Но и это еще не все свидетельства невероятного величия этой хананеянской фигуры по имени Мелхиседек. Автор Послания к евреям цитирует далее пророчество иудейского и израильского царя Давида - царя, который первым отобрал древний город Мелхиседека Салим у иевусеев (1000 до Р.Х.) и превратил его в Иерусалим - столицу еврейского народа. Давидово пророчество без обиняков утверждает, что когда придет иудейский Мессия, Он не будет принадлежать ко временному, по существу, левитскому священству, строго ограниченному кровным родством. Он скорее будет священником "по чину Мелхиседека", принадлежность к которому как будто не ограничена одним определенным родом. Мало того, принадлежность Мессии к этому "чину Мелхиседека" утверждена ни более ни менее, как божественной клятвой и является вечной! "Клялся Господь и не раскается: Ты священник вовек по чину Мелхиседека" (Пс. 109:4).

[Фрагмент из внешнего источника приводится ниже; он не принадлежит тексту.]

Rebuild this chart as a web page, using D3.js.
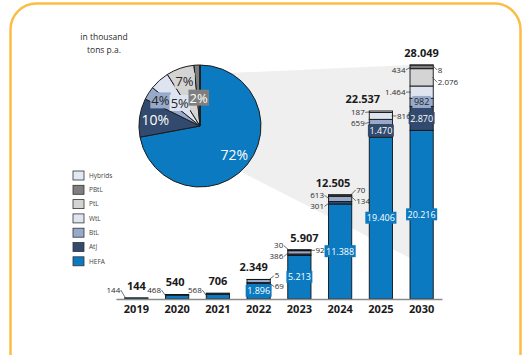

Возможно, Ягве заранее предупреждал Авраама, что он найдет кого-то, подобного Мелхиседеку, уже стоящим посреди хананеев на страже Бога Истинного. Могу только сказать, что если Ягве прежде не поведал Аврааму о Мелхиседеке (а существующие источники не дают оснований это предполагать), то встреча с таким человеком, как Мелхиседек, среди "погрязших во тьме невежества" хананеев должна была вынудить Авраама проглотить действительно горькую пилюлю.

Какой смысл можем мы усмотреть в библейском утверждении, что по духовному достоинству Мелхиседек был выше Авраама? Что делало Мелхиседека более великим?

Мне кажется, что ответ лежит в сопоставлении того, что уже представлял собой Мелхиседек, с тем, какова была роль Авраама в Божьем Промысле. Идея заключается в том, что Мелхиседек стоял в долине Шаве символом или выражением общего Божьего откровения роду человеческому, тогда как Авраам представлял, соответственно, основанное на Завете, закрепленное в качестве закона особое Божье откровение. Общее Божье откровение выше Его особого откровения по следующим двум причинам: оно старше и обращено стопроцентно ко всему человечеству (Псалом 18), а не к малой его части! И таким образом, правильно было Аврааму, представляющему более молодое и менее универсальное откровение, уплатить представителю общего откровения десятину в знак признания его прав.